Normalization is a database schema design technique to reduce redundancy means having copies of the same data in the database. This concept was introduced by IBM researcher E.F. Codd in the 1970s. Let’s take an example of a college’s database where the database contains table ‘A’, having the following attributes, studentId, studentName, courseId, courseName, facultyId, facultySalary. There can be a case that one student gets rusticated from the college. And after his leaving his data will be deleted from table ‘A’ but suppose he was the only student who was enrolled in the Computer Network course, if we will delete his data then that course information will also be lost. This problem is also called Anomaly But what does it exactly mean. Let’s go deep into this concept.
Anomalies are the problems that occur due to redundancy in the database. These anomalies are of three types Insertion Anomalies, Deletion Anomalies, Update Anomalies.
Insertion Anomalies occur when insertion operation is performed where insertion is not the primary key. Let’s take the same example of the college’s database if we need to insert a new course in the table ‘A’, for this studentId must be inserted as studentId is the primary key. This would lead to a wrong entry in the database because there is no new admission. This is called an insertion anomaly.
Update Anomalies occur when the update operation is performed where the update is not the primary key, which means if we want to update one attribute which is not the primary key, an update operation will be performed as many times this attribute is existing in the table which should not be the case. Let’s take the same example, if we want to change the salary for one facultyId, update operation will be performed all over the table wherever that facultyId is existing, which should not be the case, update operation should be performed for once for updating all the values for that facultyId.
Deletion Anomalies occur when deletion operation is performed for some specific key but not the primary key. Due to this, some important information is also deleted. Let’s take the same example of a college database and suppose If one student gets rusticated from the college who was the only student of the Computer Networks course. if we will delete his data then the course information will also be lost. This is called deletion anomaly.
All these anomalies can be removed by dividing the tables into sub tables which are also called normalization of the database. But how we can normalize the database. There are several ways to normalize the database and the types of normalization are 1NF,2NF,3NF, BCNF, etc. These are called forms.
A. 1NF: For the First Form, table should not contain multi-valued attributes. Let’s take the same example of the college database if one student is enrolled for more than one course, there will be more than one value for the course attribute, and that is not a normalized form. For normalizing the database we can divide the table into two or more sub-tables having the primary key as a foreign key and the courseName attribute, and by doing this we can insert more than one value for one studentId.

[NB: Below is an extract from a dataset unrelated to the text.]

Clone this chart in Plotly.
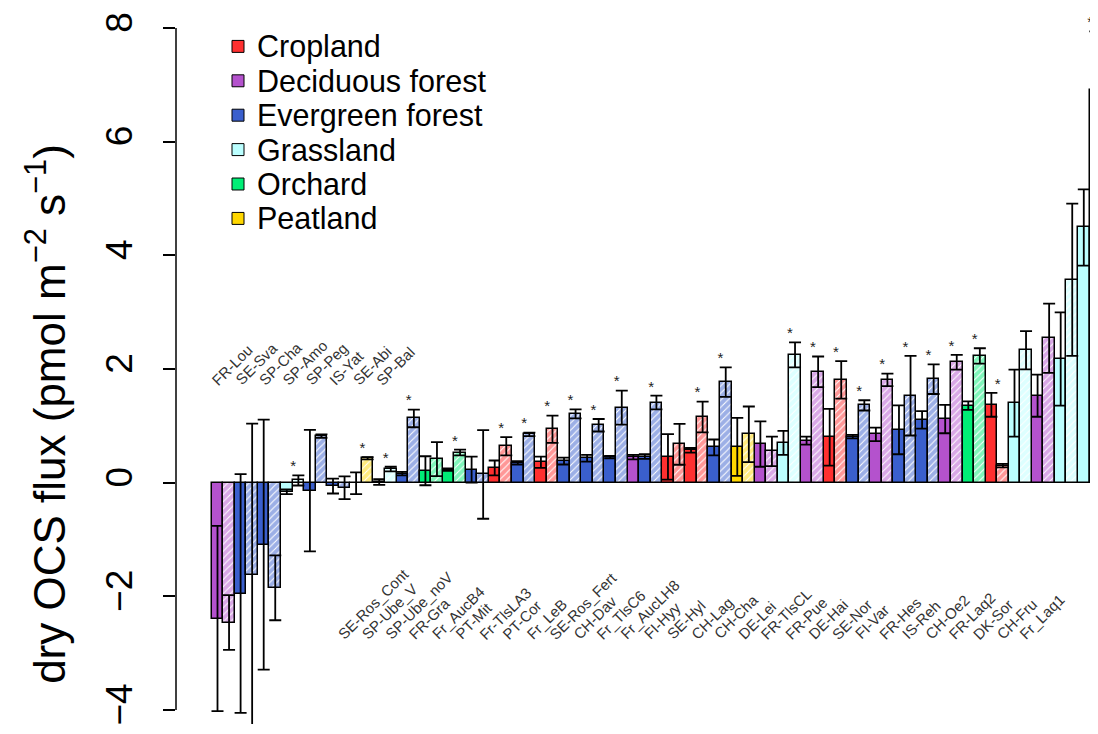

B. 2NF: There are two conditions for the second form, table or relation must be in the first normal form(1NF) and should not contain any partial dependency means the non-prime attributes should be fully functional dependent on the candidate key. Let’s take the same example of the college database where one more attribute location is existing, but it can be similar for more than one student. For achieving 2NF there should be no partial dependency means there should be no nonprime attribute is dependent on the proper superset of the candidate key.

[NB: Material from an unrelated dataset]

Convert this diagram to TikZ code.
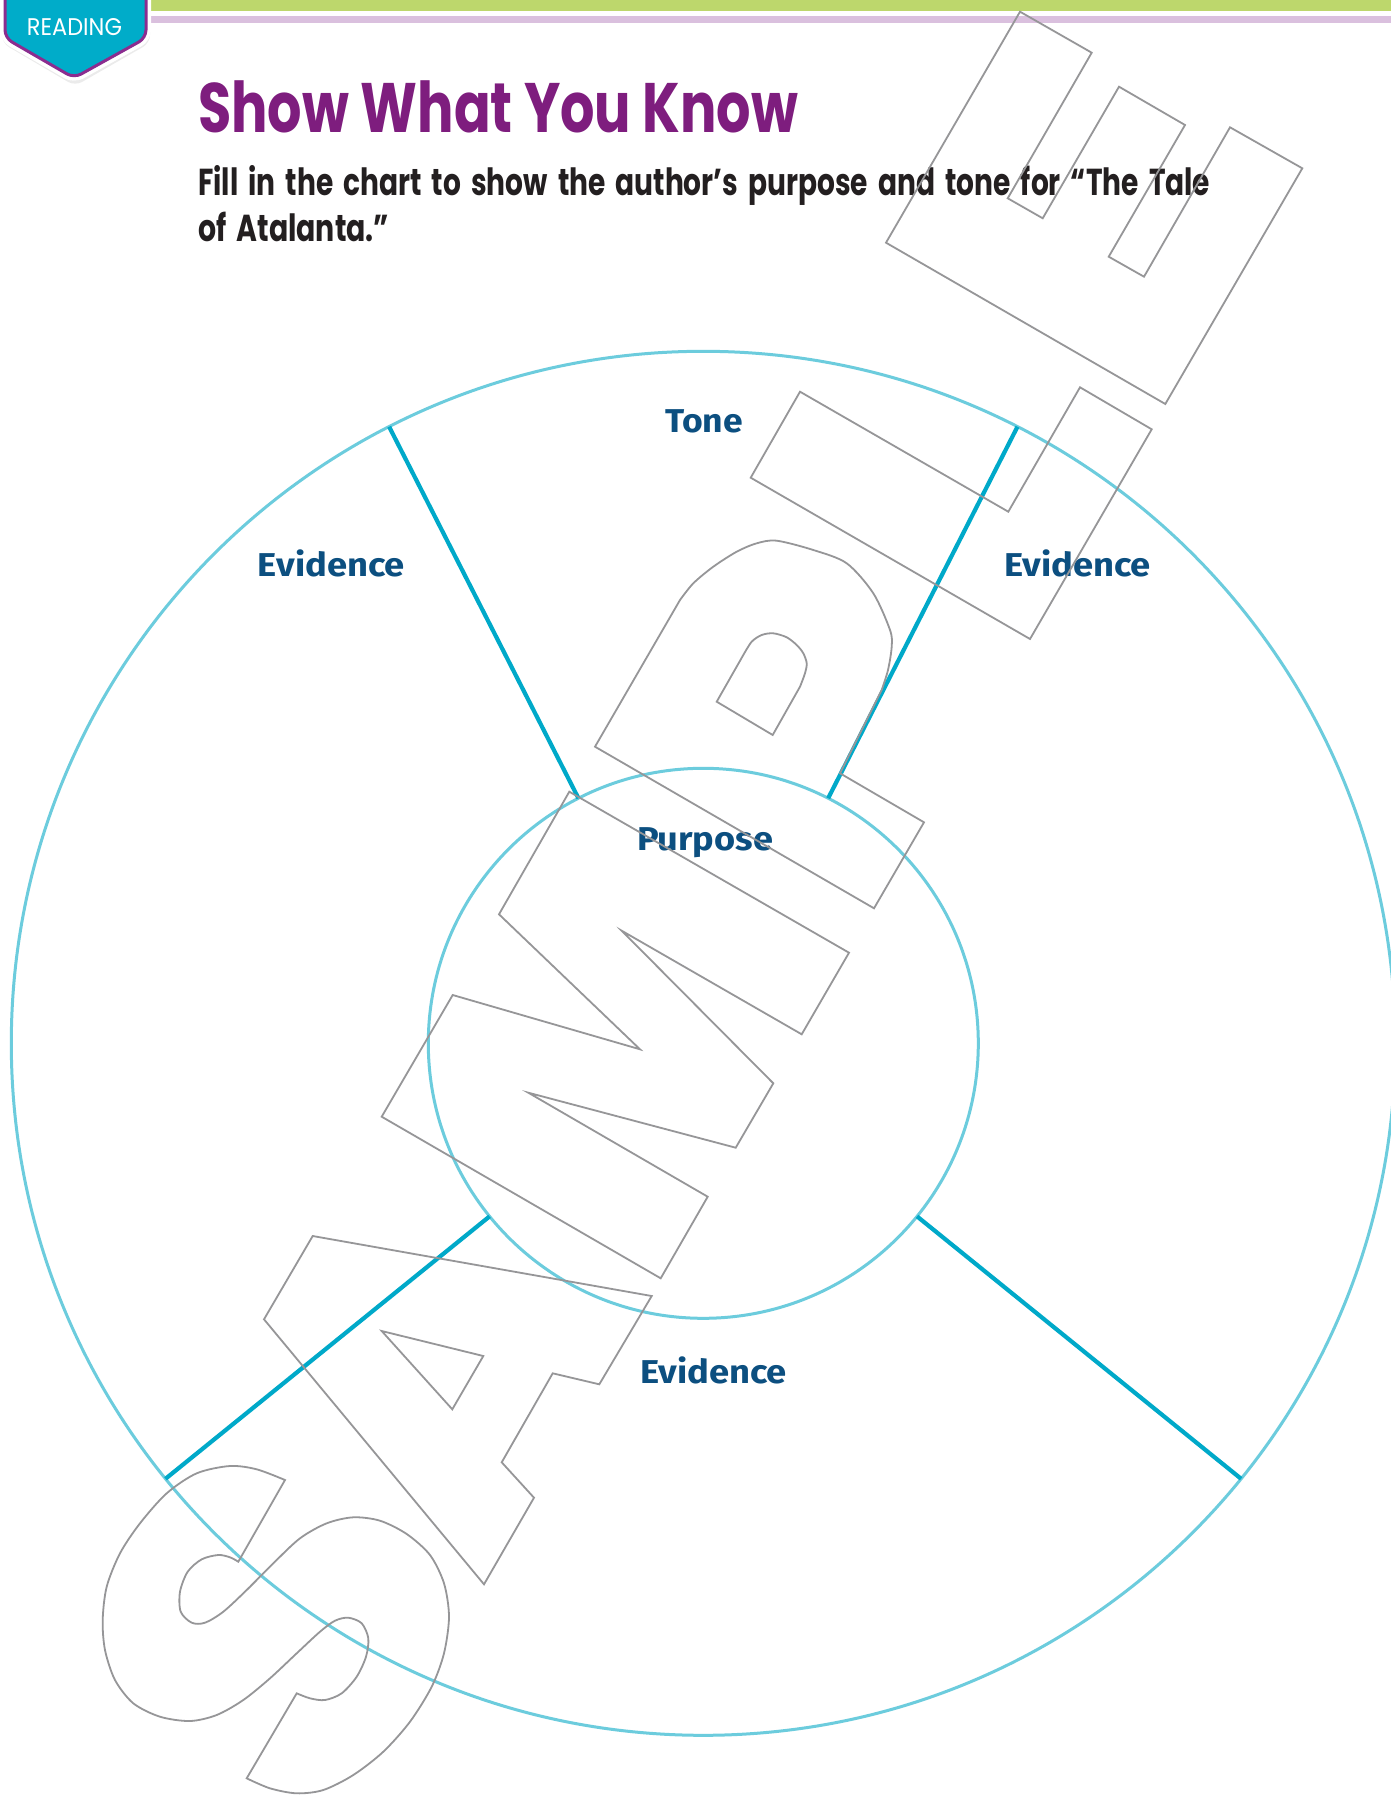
\documentclass[tikz,border=0pt]{standalone}
\usepackage{graphicx}
\usepackage{fontspec}
\newfontfamily\popfont{Poppins}
\newfontfamily\lblfont{Fira Sans}
\definecolor{barGreen}{RGB}{189,215,108}
\definecolor{barLav}{RGB}{218,192,222}
\definecolor{badgeCyan}{RGB}{0,172,201}
\definecolor{badgePurple}{RGB}{139,44,143}
\definecolor{titlePurple}{RGB}{126,29,126}
\definecolor{subBlack}{RGB}{35,31,32}
\definecolor{lblBlue}{RGB}{12,79,128}
\definecolor{ringCyan}{RGB}{108,204,221}
\definecolor{spokeCyan}{RGB}{0,169,201}
\definecolor{wmGray}{RGB}{150,150,152}
\tikzset{
  ring/.style={circle, draw=ringCyan, line width=3pt, inner sep=0pt, outer sep=0pt},
  spoke/.style={draw=spokeCyan, line width=4.2pt},
  lbl/.style={anchor=base, inner sep=0pt, text=lblBlue, font=\lblfont\bfseries\fontsize{33}{40}\selectfont},
  wm/.style={draw=wmGray, line width=1.8pt, line join=miter},
  badgeshape/.style={rounded corners=8pt}
}
\begin{document}
\begin{tikzpicture}[x=1pt,y=-1pt]
\useasboundingbox (0,0) rectangle (1391,1795);
\fill[white] (0,0) rectangle (1391,1795);
% top bars
\fill[barGreen] (0,0) rectangle (1391,11);
\fill[barLav] (0,16) rectangle (1391,23);
% badge
\fill[black, opacity=0.08] (2,-10) [badgeshape] -- (2,43) -- (75,86) -- (150,43) [sharp corners] -- (150,-10) -- cycle;
\fill[black, opacity=0.06] (4,-10) [badgeshape] -- (4,41) -- (75,83) -- (148,41) [sharp corners] -- (148,-10) -- cycle;
\draw[white, line width=10pt, fill=white] (5,-10) [badgeshape] -- (5,38) -- (74,78) -- (146,38) [sharp corners] -- (146,-10) -- cycle;
\filldraw[fill=badgeCyan, draw=badgePurple, line width=3pt] (5,-10) [badgeshape] -- (5,38) -- (74,78) -- (146,38) [sharp corners] -- (146,-10) -- cycle;
\node[anchor=base, inner sep=0pt, text=white] (badge) at (74.5,36) {\resizebox{95pt}{17pt}{\popfont READING}};
% title and instructions
\node[anchor=base west, inner sep=0pt, text=titlePurple] (title) at (198,133)
  {\resizebox{600pt}{\height}{\popfont\bfseries\fontsize{70}{84}\selectfont Show What You Know}};
\node[anchor=base west, inner sep=0pt, text=subBlack] (sub1) at (198,196)
  {\resizebox{1012pt}{\height}{\popfont\bfseries\fontsize{37.5}{46}\selectfont\spaceskip=0.36em Fill in the chart to show the author’s purpose and tone for “The Tale}};
\node[anchor=base west, inner sep=0pt, text=subBlack] (sub2) at (198,241)
  {\resizebox{191pt}{\height}{\popfont\bfseries\fontsize{37.5}{46}\selectfont\spaceskip=0.36em of Atalanta.”}};
% chart
\node[ring, minimum size=1384pt] (outer) at (703.3,1043.3) {};
\node[ring, minimum size=550pt] (inner) at (703.3,1043.3) {};
\draw[spoke] (inner.117.2) -- (outer.117.2);
\draw[spoke] (inner.63.2) -- (outer.63.2);
\draw[spoke] (inner.219.6) -- (outer.219.6);
\draw[spoke] (inner.321.1) -- (outer.321.1);
\node[lbl] (tone) at (704,432) {\resizebox{78pt}{\height}{Tone}};
\node[lbl] (evl) at (331.5,576) {\resizebox{147pt}{\height}{Evidence}};
\node[lbl] (evr) at (1077.5,576) {\resizebox{147pt}{\height}{Evidence}};
\node[lbl] (purpose) at (705,850) {\resizebox{136pt}{\height}{Purpose}};
\node[lbl] (evb) at (713.5,1383) {\resizebox{147pt}{\height}{Evidence}};
% SAMPLE watermark
% S
\draw[wm] (285,1480) -- (238.3,1561.7) -- plot[smooth] coordinates {(238.3,1561.7) (230,1557.3) (218.3,1555) (201.7,1559.3) (187.7,1571.7) (180,1591.7) (180.7,1611.7) (191.7,1622.7) (205,1622.7) (223.3,1611.7) (246.7,1590) (273.3,1563.3) (300,1538.3) (326.7,1523.3) (353.3,1517.3) (380,1520.7) (406.7,1534) (430,1555) (444,1583.3) (449,1616.7) (444,1653.3) (431.7,1686.7) (410,1721.7) (383.3,1751.7) (353.3,1775) (323.3,1790) (296.7,1793.3) (270,1788.3) (246.7,1778.3)}
  -- (296.7,1693.3) -- plot[smooth] coordinates {(296.7,1693.3) (310,1698.3) (325,1700) (341.7,1693.3) (356.7,1676.7) (366,1656.7) (368.3,1638.3) (361.7,1623.3) (348.3,1617.7) (335,1620.7) (320,1631.7) (296.7,1653.3) (270,1678.3) (243.3,1700) (216.7,1715) (190,1721) (160,1716.7) (133.3,1703.3) (115,1680) (105,1650) (102.7,1620) (106.7,1586.7) (120,1553.3) (140,1523.3) (166.7,1493.3) (196.7,1473.3) (230,1466) (256.7,1469.3) (285,1480)} -- cycle;
% A
\draw[wm] (312.7,1236) -- (651.7,1296) -- (599.3,1384.3) -- (552.7,1373.3) -- (501.7,1462.3) -- (534,1497.7) -- (484,1584.3) -- (264,1319.3) -- cycle;
\draw[wm] (381.7,1331) -- (483.3,1356) -- (452.3,1409.3) -- cycle;
% M
\draw[wm] (569.3,791.7) -- (849,952.7) -- (801.7,1034.3) -- (621.7,930.7) -- (773.3,1083.3) -- (735.7,1147.7) -- (528.3,1092.7) -- (707.7,1196.7) -- (660.7,1278.3) -- (381.7,1116.7) -- (452.7,995) -- (640,1049.3) -- (499,914.3) -- cycle;
% P
\draw[wm] (595,746.7) -- plot[smooth] coordinates {(680,600) (693.3,583.3) (713.3,566.7) (736.7,551.7) (756.7,543.3) (776.7,540.7) (813.3,550) (846.7,563.3) (873.3,593.3) (890,630) (891.7,646.7) (888,670) (881.7,690)} -- (840,773.3) -- (924,822.3) -- (874,908.3) -- cycle;
\draw[wm] (716.7,701.7) -- (772.7,735) -- plot[smooth] coordinates {(800,686.7) (805,673.3) (806.7,663.3) (803.3,653.3) (796.7,645) (786.7,637.3) (773.3,633.3) (761.7,635) (751.7,641.7) (743.3,655)} -- cycle;
% L
\draw[wm] (750.7,477.7) -- (800,391.7) -- (1008.3,511.7) -- (1080,387.3) -- (1151.7,429.3) -- (1030,639) -- cycle;
% E
\draw[wm] (1020,11.7) -- (1091.7,52.7) -- (1007.7,198.3) -- (1042.7,218.3) -- (1119,86.7) -- (1185,125) -- (1108.7,256.7) -- (1144,276.7) -- (1230,127.3) -- (1302.3,168.3) -- (1165.3,404) -- (886,242.7) -- cycle;
\end{tikzpicture}
\end{document}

As shown below AB is the only candidate key and there is no partial dependency because there is no subset of AB determining any nonprime attribute.
Consider following functional dependencies in relation R (A, B, C, D )AB -> C [A and B together determine C]
BC -> D [ B and C determines D ]
3. 3NF: There are two conditions for the third form, the table or relation must be in 2NF and there should be no transitive dependency means no non-prime attribute is determined by another non-prime attribute in the table. If A->B then for no transitive dependency any one of these two relations must follow:
- A is a candidate key or Super key.
- B is a prime attribute.
Consider relation R(A, B, C, D)
AB -> CD,
D -> A,
As shown AB-> CD where AB is Candidate key and for D->A, D is not a super key but it is a prime attribute. So this will be considered in the 3NF form.
4. BCNF: 3NF is an adequate normal form for a relational database, still, this (3NF) normal form may not remove 100% redundancy. For solving this problem BCNF considers only the first condition of the 3NF form which means all the attributes can be derived from the primary key.
Consider relation R(A, B, C, D)A -> C,
A -> B,
B -> D,
B -> A
[A and B is the candidate key]
As shown A, B is the candidate key and all other attributes can be derived from A, B. Thus this relation is in BCNF form.